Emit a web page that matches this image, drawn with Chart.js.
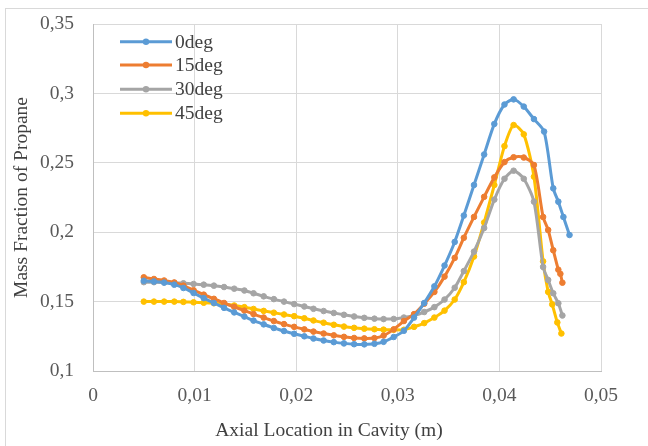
<!DOCTYPE html>
<html>
<head>
<meta charset="utf-8">
<script src="https://cdn.jsdelivr.net/npm/chart.js@4.4.1/dist/chart.umd.min.js"></script>
<style>
  html, body { margin: 0; padding: 0; background: #fff; }
  #wrap { position: relative; width: 648px; height: 446px; overflow: hidden; }
  #frame { position: absolute; left: 5px; top: 8px; width: 700px; height: 500px; border: 1px solid #d9d9d9; box-sizing: border-box; }
  canvas { position: absolute; left: 0; top: 0; }
</style>
</head>
<body>
<div id="wrap">
  <div id="frame"></div>
  <canvas id="chart" width="648" height="446"></canvas>
</div>
<script>
// axial positions shared by the four runs (m)
const xMain = [0.0050, 0.0060, 0.0070, 0.0080, 0.0089, 0.0099, 0.0109, 0.0119, 0.0129, 0.0139,
  0.0149, 0.0158, 0.0168, 0.0178, 0.0188, 0.0198, 0.0208, 0.0217, 0.0227, 0.0237,
  0.0247, 0.0257, 0.0267, 0.0277, 0.0286, 0.0296, 0.0306, 0.0316, 0.0326, 0.0336,
  0.0346, 0.0356, 0.0365, 0.0375, 0.0385, 0.0395, 0.0405, 0.0414, 0.0424, 0.0434];

const y0deg = [0.1650, 0.1645, 0.1637, 0.1622, 0.1598, 0.1562, 0.1525, 0.1490, 0.1455, 0.1422,
  0.1392, 0.1363, 0.1336, 0.1310, 0.1288, 0.1268, 0.1250, 0.1234, 0.1220, 0.1208,
  0.1199, 0.1193, 0.1192, 0.1196, 0.1210, 0.1245, 0.1290, 0.1385, 0.1490, 0.1610,
  0.1760, 0.1930, 0.2120, 0.2340, 0.2560, 0.2780, 0.2920, 0.2957, 0.2905, 0.2815];
const xTail0 = [0.0444, 0.0453, 0.0458, 0.0463, 0.0469];
const yTail0 = [0.2725, 0.2316, 0.2220, 0.2110, 0.1980];

const y15deg = [0.1675, 0.1663, 0.1652, 0.1638, 0.1615, 0.1582, 0.1550, 0.1520, 0.1490, 0.1462,
  0.1435, 0.1410, 0.1385, 0.1360, 0.1338, 0.1318, 0.1300, 0.1284, 0.1270, 0.1257,
  0.1246, 0.1238, 0.1235, 0.1237, 0.1255, 0.1300, 0.1360, 0.1410, 0.1485, 0.1570,
  0.1680, 0.1815, 0.1960, 0.2110, 0.2255, 0.2395, 0.2505, 0.2540, 0.2538, 0.2484];
const xTail15 = [0.0443, 0.0448, 0.0453, 0.0458, 0.0460, 0.0462];
const yTail15 = [0.2110, 0.2016, 0.1870, 0.1730, 0.1700, 0.1636];

const y30deg = [0.1640, 0.1640, 0.1638, 0.1635, 0.1632, 0.1627, 0.1622, 0.1615, 0.1605, 0.1593,
  0.1580, 0.1560, 0.1538, 0.1518, 0.1500, 0.1482, 0.1465, 0.1448, 0.1432, 0.1418,
  0.1405, 0.1393, 0.1383, 0.1377, 0.1374, 0.1375, 0.1385, 0.1400, 0.1425, 0.1460,
  0.1515, 0.1600, 0.1720, 0.1860, 0.2030, 0.2235, 0.2385, 0.2443, 0.2385, 0.2220];
const xTail30 = [0.0443, 0.0448, 0.0453, 0.0458, 0.0462];
const yTail30 = [0.1750, 0.1656, 0.1560, 0.1488, 0.1400];

const y45deg = [0.1500, 0.1500, 0.1500, 0.1500, 0.1498, 0.1495, 0.1492, 0.1488, 0.1482, 0.1472,
  0.1460, 0.1447, 0.1433, 0.1420, 0.1407, 0.1395, 0.1380, 0.1364, 0.1348, 0.1333,
  0.1320, 0.1311, 0.1305, 0.1301, 0.1298, 0.1297, 0.1297, 0.1318, 0.1345, 0.1385,
  0.1435, 0.1515, 0.1640, 0.1825, 0.2070, 0.2340, 0.2620, 0.2772, 0.2705, 0.2400];
const xTail45 = [0.0443, 0.0448, 0.0452, 0.0457, 0.0461];
const yTail45 = [0.1790, 0.1570, 0.1480, 0.1350, 0.1270];

const seriesNames = ["0deg", "15deg", "30deg", "45deg"];
const seriesColors = ["#5B9BD5", "#ED7D31", "#A5A5A5", "#FFC000"];
const xTicks = [0, 0.01, 0.02, 0.03, 0.04, 0.05];
const yTicks = [0.1, 0.15, 0.2, 0.25, 0.3, 0.35];

const FONT = "'Liberation Serif', 'Times New Roman', serif";
const TEXT = "#404040";

function toPoints(xs, ys) {
  return xs.map((x, i) => ({ x: x, y: ys[i] }));
}
function comma(v) {
  return String(Math.round(v * 100) / 100).replace(".", ",");
}

const allX = [xMain.concat(xTail0), xMain.concat(xTail15), xMain.concat(xTail30), xMain.concat(xTail45)];
const allY = [y0deg.concat(yTail0), y15deg.concat(yTail15), y30deg.concat(yTail30), y45deg.concat(yTail45)];

const datasets = seriesNames.map((name, i) => ({
  label: name,
  data: toPoints(allX[i], allY[i]),
  borderColor: seriesColors[i],
  backgroundColor: seriesColors[i],
  borderWidth: 3,
  pointRadius: 2.8,
  pointBorderWidth: 1,
  tension: 0.25,
  fill: false
}));

// legend inside the plot + x axis title
const extras = {
  id: "extras",
  afterDraw(chart) {
    const ctx = chart.ctx;
    ctx.save();
    ctx.font = "19.5px " + FONT;
    ctx.textBaseline = "middle";
    const rows = [41.7, 65, 89.3, 113.3];
    seriesNames.forEach((name, i) => {
      const y = rows[i];
      ctx.strokeStyle = seriesColors[i];
      ctx.lineWidth = 3;
      ctx.beginPath();
      ctx.moveTo(120, y);
      ctx.lineTo(172, y);
      ctx.stroke();
      ctx.fillStyle = seriesColors[i];
      ctx.beginPath();
      ctx.arc(146, y, 3.2, 0, Math.PI * 2);
      ctx.fill();
      ctx.fillStyle = TEXT;
      ctx.textAlign = "left";
      ctx.fillText(name, 175, y + 1);
    });
    ctx.textAlign = "center";
    ctx.fillText("Axial Location in Cavity (m)", 329, 431);
    ctx.restore();
  }
};

new Chart(document.getElementById("chart"), {
  type: "line",
  data: { datasets: datasets },
  options: {
    responsive: false,
    animation: false,
    devicePixelRatio: 1,
    layout: { autoPadding: false, padding: { left: 10, top: 24, right: 47, bottom: 0 } },
    plugins: { legend: { display: false }, tooltip: { enabled: false } },
    scales: {
      x: {
        type: "linear",
        min: 0,
        max: 0.05,
        afterBuildTicks: (s) => { s.ticks = xTicks.map(v => ({ value: v })); },
        afterFit: (s) => { s.height = 75; s.paddingLeft = 0; s.paddingRight = 0; },
        ticks: { callback: (v) => comma(v), font: { family: FONT, size: 19.5 }, color: "#595959", padding: 13, maxRotation: 0 },
        grid: { color: "#d9d9d9", lineWidth: 1, drawTicks: false },
        border: { color: "#bfbfbf" },
        title: { display: false }
      },
      y: {
        min: 0.1,
        max: 0.35,
        afterBuildTicks: (s) => { s.ticks = yTicks.map(v => ({ value: v })); },
        afterFit: (s) => { s.width = 83; s.paddingTop = 0; s.paddingBottom = 0; },
        ticks: { callback: (v) => comma(v), font: { family: FONT, size: 19.5 }, color: "#595959", padding: 19 },
        grid: { color: "#d9d9d9", lineWidth: 1, drawTicks: false },
        border: { color: "#bfbfbf" },
        title: {
          display: true,
          text: "Mass Fraction of Propane",
          font: { family: FONT, size: 19.5 },
          color: TEXT,
          padding: { top: 0, bottom: 0 }
        }
      }
    }
  },
  plugins: [extras]
});
</script>
</body>
</html>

Written problem: Repeat the listing above from its first line through the line that contains "0.0414, 0.0424, 0.0434];", both included, and nothing more. Drop the pictures.

Completed task:
Emit a web page that matches this image, drawn with Chart.js.
<!DOCTYPE html>
<html>
<head>
<meta charset="utf-8">
<script src="https://cdn.jsdelivr.net/npm/chart.js@4.4.1/dist/chart.umd.min.js"></script>
<style>
  html, body { margin: 0; padding: 0; background: #fff; }
  #wrap { position: relative; width: 648px; height: 446px; overflow: hidden; }
  #frame { position: absolute; left: 5px; top: 8px; width: 700px; height: 500px; border: 1px solid #d9d9d9; box-sizing: border-box; }
  canvas { position: absolute; left: 0; top: 0; }
</style>
</head>
<body>
<div id="wrap">
  <div id="frame"></div>
  <canvas id="chart" width="648" height="446"></canvas>
</div>
<script>
// axial positions shared by the four runs (m)
const xMain = [0.0050, 0.0060, 0.0070, 0.0080, 0.0089, 0.0099, 0.0109, 0.0119, 0.0129, 0.0139,
  0.0149, 0.0158, 0.0168, 0.0178, 0.0188, 0.0198, 0.0208, 0.0217, 0.0227, 0.0237,
  0.0247, 0.0257, 0.0267, 0.0277, 0.0286, 0.0296, 0.0306, 0.0316, 0.0326, 0.0336,
  0.0346, 0.0356, 0.0365, 0.0375, 0.0385, 0.0395, 0.0405, 0.0414, 0.0424, 0.0434];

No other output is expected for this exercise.